[Start]

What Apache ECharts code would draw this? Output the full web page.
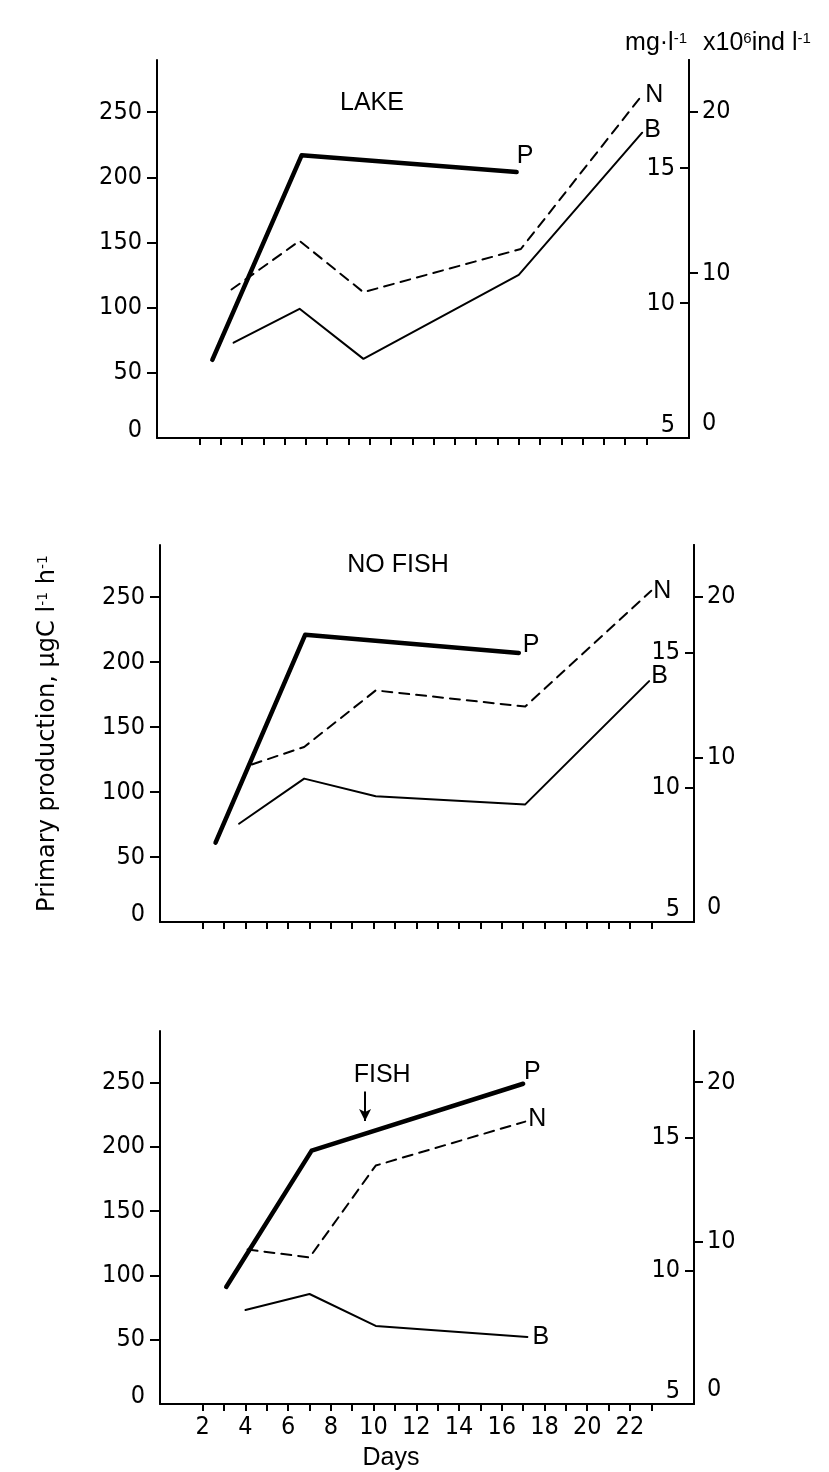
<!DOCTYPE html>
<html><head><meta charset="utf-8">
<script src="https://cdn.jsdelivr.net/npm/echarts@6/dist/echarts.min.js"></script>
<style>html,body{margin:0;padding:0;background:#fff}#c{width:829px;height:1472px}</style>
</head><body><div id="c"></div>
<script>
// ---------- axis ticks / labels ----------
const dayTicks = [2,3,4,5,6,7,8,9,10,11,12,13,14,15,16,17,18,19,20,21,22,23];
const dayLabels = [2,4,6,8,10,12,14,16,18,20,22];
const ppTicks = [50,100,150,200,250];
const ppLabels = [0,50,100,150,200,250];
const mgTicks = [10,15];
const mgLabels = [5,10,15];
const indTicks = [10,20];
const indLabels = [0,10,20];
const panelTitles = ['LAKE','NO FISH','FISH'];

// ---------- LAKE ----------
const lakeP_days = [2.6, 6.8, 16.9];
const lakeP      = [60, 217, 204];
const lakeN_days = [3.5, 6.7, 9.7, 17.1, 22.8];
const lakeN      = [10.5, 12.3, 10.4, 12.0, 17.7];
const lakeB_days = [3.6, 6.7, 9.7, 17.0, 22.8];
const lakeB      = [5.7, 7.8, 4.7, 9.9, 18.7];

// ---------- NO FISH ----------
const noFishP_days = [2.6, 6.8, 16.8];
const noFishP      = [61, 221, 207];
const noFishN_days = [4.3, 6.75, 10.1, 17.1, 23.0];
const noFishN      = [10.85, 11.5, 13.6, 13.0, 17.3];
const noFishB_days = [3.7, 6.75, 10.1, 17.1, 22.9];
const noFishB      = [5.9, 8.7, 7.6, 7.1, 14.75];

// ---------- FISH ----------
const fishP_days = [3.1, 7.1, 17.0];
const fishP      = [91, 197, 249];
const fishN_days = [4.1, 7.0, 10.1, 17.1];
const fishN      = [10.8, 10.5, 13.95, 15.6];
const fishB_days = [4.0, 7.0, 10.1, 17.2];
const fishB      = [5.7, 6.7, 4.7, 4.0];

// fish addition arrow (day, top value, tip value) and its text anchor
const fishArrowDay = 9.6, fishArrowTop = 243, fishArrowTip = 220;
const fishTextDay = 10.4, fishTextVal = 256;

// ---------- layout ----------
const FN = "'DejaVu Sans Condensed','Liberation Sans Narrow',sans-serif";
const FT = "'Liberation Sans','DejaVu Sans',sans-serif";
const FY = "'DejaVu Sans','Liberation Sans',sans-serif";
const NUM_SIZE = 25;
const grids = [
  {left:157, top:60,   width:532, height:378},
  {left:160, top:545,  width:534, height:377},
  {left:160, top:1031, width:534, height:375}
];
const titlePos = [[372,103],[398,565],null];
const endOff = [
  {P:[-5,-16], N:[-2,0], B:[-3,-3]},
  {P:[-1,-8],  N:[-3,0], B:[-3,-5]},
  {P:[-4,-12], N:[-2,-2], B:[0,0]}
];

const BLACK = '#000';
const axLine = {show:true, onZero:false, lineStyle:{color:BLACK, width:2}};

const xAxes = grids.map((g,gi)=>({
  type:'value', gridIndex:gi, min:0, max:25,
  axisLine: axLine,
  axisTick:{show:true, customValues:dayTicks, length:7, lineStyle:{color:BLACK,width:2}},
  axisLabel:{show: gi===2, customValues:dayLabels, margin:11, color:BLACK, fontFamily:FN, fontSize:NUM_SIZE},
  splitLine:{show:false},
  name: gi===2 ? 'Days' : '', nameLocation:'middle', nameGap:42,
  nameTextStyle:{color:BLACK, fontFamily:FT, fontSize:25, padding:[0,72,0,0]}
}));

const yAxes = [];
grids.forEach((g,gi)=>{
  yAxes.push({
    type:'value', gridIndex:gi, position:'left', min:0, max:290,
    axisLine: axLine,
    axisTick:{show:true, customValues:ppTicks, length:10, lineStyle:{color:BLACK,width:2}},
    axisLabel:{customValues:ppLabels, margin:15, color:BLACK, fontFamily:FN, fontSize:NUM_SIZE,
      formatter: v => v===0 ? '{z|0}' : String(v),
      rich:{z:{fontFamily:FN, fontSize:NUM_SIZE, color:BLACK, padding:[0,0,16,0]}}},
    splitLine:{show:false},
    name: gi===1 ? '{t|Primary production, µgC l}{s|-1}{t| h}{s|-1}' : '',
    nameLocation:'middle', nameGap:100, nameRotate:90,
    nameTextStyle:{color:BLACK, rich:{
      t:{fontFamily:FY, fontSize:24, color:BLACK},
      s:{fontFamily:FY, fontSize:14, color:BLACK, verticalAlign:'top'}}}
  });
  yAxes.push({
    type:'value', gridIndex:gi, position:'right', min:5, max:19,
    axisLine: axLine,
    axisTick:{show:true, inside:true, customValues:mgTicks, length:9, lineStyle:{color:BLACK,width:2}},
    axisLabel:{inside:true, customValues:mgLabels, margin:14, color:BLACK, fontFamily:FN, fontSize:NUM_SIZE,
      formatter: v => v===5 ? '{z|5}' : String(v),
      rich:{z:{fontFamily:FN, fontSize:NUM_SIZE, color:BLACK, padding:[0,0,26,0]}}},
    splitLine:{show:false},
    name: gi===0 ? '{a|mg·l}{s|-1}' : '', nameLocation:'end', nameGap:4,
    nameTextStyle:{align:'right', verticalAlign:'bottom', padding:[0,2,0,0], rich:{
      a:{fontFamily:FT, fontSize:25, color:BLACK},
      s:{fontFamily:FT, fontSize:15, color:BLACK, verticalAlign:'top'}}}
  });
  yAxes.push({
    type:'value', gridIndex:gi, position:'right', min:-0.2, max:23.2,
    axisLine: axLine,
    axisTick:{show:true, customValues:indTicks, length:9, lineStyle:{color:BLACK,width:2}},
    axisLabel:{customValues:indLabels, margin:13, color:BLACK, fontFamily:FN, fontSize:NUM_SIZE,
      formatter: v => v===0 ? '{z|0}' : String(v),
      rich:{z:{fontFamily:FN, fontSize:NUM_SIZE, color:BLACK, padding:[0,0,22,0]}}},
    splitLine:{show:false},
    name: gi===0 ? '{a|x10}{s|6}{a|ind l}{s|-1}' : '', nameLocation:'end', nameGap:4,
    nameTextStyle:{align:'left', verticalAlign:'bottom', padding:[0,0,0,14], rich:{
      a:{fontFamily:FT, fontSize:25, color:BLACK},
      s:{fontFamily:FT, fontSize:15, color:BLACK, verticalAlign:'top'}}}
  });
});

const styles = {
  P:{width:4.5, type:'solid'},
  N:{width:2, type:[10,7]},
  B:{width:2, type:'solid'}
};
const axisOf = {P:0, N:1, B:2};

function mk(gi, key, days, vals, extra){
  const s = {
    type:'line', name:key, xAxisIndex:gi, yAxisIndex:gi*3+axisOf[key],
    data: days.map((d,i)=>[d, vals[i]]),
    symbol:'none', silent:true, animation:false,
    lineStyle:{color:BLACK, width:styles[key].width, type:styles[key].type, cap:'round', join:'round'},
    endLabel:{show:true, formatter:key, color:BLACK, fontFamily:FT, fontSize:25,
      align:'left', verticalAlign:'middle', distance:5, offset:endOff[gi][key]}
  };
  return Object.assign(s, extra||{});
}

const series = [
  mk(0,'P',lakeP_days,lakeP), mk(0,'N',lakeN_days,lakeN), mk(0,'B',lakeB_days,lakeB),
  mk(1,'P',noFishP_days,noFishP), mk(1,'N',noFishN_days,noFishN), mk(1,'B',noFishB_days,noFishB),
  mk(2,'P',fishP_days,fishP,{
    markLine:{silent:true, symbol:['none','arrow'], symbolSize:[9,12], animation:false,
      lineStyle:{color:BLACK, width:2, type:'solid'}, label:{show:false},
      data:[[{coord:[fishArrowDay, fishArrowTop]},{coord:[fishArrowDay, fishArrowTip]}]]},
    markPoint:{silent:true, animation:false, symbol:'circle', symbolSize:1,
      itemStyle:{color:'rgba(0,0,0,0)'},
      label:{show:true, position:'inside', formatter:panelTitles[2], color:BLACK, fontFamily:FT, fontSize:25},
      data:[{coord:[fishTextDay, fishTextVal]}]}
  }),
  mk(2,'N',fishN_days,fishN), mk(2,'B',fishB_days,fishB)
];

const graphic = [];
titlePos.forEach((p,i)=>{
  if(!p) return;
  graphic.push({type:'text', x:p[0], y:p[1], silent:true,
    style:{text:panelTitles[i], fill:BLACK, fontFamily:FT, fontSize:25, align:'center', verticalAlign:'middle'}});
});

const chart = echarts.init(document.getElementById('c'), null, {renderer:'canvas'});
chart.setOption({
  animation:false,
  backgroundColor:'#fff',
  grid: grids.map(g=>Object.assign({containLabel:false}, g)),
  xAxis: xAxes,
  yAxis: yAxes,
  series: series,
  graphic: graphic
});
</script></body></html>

[End]

**WORK TO BE COMPLETED**: Please take the lines from the beginning of the data above through the line holding "const panelTitles = ['LAKE','NO" and transcribe them exactly, without any pictures.

**FULL OUTPUT**:
What Apache ECharts code would draw this? Output the full web page.
<!DOCTYPE html>
<html><head><meta charset="utf-8">
<script src="https://cdn.jsdelivr.net/npm/echarts@6/dist/echarts.min.js"></script>
<style>html,body{margin:0;padding:0;background:#fff}#c{width:829px;height:1472px}</style>
</head><body><div id="c"></div>
<script>
// ---------- axis ticks / labels ----------
const dayTicks = [2,3,4,5,6,7,8,9,10,11,12,13,14,15,16,17,18,19,20,21,22,23];
const dayLabels = [2,4,6,8,10,12,14,16,18,20,22];
const ppTicks = [50,100,150,200,250];
const ppLabels = [0,50,100,150,200,250];
const mgTicks = [10,15];
const mgLabels = [5,10,15];
const indTicks = [10,20];
const indLabels = [0,10,20];
const panelTitles = ['LAKE','NO FISH','FISH'];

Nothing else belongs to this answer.